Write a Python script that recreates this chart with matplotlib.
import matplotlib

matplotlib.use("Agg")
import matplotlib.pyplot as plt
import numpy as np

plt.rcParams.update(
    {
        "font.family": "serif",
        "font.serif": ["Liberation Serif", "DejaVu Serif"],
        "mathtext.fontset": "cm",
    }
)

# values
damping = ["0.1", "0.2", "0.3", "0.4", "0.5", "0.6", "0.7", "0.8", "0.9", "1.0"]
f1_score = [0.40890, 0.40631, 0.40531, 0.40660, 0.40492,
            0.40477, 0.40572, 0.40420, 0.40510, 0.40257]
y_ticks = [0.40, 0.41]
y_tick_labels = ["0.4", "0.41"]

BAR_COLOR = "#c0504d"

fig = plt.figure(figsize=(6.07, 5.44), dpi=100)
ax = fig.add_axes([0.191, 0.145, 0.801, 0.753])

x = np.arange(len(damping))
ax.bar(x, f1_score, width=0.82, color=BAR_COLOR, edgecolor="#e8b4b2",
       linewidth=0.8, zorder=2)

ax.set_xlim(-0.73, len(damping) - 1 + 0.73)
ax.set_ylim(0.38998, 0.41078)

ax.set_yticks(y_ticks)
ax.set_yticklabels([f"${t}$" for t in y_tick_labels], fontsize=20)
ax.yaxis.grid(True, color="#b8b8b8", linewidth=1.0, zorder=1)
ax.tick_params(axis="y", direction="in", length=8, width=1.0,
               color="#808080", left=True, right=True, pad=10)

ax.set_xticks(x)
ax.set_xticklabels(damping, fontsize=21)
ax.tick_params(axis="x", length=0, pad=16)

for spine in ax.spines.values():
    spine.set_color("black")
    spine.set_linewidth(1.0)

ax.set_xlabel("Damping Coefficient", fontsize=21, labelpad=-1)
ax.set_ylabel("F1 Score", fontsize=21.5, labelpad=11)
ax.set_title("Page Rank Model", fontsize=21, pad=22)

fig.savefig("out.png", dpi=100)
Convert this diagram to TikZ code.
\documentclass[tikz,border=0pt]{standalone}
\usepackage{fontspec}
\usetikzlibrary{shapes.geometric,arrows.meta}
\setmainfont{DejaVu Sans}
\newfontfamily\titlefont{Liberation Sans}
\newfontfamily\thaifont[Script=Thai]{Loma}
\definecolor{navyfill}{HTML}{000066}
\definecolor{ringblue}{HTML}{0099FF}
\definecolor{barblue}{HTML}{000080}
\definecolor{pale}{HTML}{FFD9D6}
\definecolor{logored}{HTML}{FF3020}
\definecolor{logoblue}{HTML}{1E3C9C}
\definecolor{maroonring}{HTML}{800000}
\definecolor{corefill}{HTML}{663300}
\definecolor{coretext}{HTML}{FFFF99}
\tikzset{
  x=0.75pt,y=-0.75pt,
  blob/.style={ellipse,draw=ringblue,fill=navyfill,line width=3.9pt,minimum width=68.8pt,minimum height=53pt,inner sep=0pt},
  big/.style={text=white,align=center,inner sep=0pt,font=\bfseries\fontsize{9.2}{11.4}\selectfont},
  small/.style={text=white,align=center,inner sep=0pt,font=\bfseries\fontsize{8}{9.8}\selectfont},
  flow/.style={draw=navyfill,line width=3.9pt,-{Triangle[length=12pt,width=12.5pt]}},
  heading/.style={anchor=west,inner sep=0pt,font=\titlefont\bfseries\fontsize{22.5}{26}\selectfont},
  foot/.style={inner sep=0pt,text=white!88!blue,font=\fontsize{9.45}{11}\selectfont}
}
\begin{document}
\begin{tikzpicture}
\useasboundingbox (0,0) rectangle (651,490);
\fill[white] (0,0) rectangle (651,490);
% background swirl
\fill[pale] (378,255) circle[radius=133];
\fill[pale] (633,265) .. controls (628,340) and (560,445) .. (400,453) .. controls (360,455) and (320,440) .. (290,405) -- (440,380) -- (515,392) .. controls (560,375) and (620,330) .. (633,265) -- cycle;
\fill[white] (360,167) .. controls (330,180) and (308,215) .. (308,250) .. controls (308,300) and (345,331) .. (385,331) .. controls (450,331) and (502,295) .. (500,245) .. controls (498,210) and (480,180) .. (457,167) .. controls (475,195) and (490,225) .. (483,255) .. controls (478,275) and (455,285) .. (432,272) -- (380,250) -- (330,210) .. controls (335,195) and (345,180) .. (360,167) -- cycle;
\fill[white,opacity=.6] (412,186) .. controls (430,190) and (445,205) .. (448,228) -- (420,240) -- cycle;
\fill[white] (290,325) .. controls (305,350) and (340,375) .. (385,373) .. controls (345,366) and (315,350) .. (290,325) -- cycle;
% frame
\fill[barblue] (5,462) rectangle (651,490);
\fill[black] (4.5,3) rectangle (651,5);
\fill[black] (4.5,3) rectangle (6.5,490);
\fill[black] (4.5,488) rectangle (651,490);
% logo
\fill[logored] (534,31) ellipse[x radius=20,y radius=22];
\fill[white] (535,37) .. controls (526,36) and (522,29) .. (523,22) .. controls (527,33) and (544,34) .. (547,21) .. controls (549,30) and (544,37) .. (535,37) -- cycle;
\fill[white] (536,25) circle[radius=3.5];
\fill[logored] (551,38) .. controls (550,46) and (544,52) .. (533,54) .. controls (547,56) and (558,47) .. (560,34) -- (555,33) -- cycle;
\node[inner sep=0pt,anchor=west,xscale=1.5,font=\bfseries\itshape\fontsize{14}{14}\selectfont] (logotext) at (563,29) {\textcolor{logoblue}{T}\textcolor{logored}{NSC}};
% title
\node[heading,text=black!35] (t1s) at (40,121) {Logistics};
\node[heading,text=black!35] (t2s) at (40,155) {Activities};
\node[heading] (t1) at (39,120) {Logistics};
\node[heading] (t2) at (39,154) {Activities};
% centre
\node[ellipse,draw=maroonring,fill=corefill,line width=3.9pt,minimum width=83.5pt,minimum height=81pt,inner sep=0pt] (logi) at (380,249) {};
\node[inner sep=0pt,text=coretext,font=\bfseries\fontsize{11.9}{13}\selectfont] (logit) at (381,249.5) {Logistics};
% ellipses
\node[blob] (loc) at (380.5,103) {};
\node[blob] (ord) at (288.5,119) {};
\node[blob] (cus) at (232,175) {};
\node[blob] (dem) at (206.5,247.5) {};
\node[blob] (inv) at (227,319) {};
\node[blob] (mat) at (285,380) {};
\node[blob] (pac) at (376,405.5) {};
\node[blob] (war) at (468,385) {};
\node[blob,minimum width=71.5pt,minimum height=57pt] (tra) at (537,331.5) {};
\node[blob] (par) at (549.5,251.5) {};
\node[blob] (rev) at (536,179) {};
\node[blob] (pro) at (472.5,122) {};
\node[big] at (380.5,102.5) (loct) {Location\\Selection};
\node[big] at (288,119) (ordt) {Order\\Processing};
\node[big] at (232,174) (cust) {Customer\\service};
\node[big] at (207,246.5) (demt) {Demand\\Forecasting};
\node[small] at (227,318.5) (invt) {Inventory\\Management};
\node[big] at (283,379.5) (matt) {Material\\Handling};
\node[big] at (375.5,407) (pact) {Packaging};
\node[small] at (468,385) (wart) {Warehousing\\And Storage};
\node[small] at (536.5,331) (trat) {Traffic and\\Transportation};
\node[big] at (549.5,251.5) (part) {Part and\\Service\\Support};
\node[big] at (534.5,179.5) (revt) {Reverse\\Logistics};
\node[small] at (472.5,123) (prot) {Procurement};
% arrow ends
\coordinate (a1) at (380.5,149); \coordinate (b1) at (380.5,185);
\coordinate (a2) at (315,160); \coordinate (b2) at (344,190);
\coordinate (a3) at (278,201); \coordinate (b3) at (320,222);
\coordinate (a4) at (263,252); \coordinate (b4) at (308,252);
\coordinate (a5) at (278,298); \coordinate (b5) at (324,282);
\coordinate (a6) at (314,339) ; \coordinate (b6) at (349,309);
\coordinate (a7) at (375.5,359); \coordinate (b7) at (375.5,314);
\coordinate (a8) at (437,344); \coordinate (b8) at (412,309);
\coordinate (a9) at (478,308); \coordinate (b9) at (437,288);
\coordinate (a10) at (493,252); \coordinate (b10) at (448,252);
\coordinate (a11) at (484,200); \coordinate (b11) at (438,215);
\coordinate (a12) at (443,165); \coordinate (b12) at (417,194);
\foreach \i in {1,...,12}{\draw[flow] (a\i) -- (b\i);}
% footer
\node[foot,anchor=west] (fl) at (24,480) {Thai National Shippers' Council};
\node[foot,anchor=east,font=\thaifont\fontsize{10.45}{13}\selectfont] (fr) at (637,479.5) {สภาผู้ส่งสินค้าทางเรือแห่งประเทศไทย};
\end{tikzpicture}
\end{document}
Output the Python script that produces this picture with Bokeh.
==================================================
Problem description
Print, please, the lines from the first line of the material through the line that contains "left=True, right=True, pad=10)", exactly as written and with nothing added.

Answer to this exercise
Write a Python script that recreates this chart with matplotlib.
import matplotlib

matplotlib.use("Agg")
import matplotlib.pyplot as plt
import numpy as np

plt.rcParams.update(
    {
        "font.family": "serif",
        "font.serif": ["Liberation Serif", "DejaVu Serif"],
        "mathtext.fontset": "cm",
    }
)

# values
damping = ["0.1", "0.2", "0.3", "0.4", "0.5", "0.6", "0.7", "0.8", "0.9", "1.0"]
f1_score = [0.40890, 0.40631, 0.40531, 0.40660, 0.40492,
            0.40477, 0.40572, 0.40420, 0.40510, 0.40257]
y_ticks = [0.40, 0.41]
y_tick_labels = ["0.4", "0.41"]

BAR_COLOR = "#c0504d"

fig = plt.figure(figsize=(6.07, 5.44), dpi=100)
ax = fig.add_axes([0.191, 0.145, 0.801, 0.753])

x = np.arange(len(damping))
ax.bar(x, f1_score, width=0.82, color=BAR_COLOR, edgecolor="#e8b4b2",
       linewidth=0.8, zorder=2)

ax.set_xlim(-0.73, len(damping) - 1 + 0.73)
ax.set_ylim(0.38998, 0.41078)

ax.set_yticks(y_ticks)
ax.set_yticklabels([f"${t}$" for t in y_tick_labels], fontsize=20)
ax.yaxis.grid(True, color="#b8b8b8", linewidth=1.0, zorder=1)
ax.tick_params(axis="y", direction="in", length=8, width=1.0,
               color="#808080", left=True, right=True, pad=10)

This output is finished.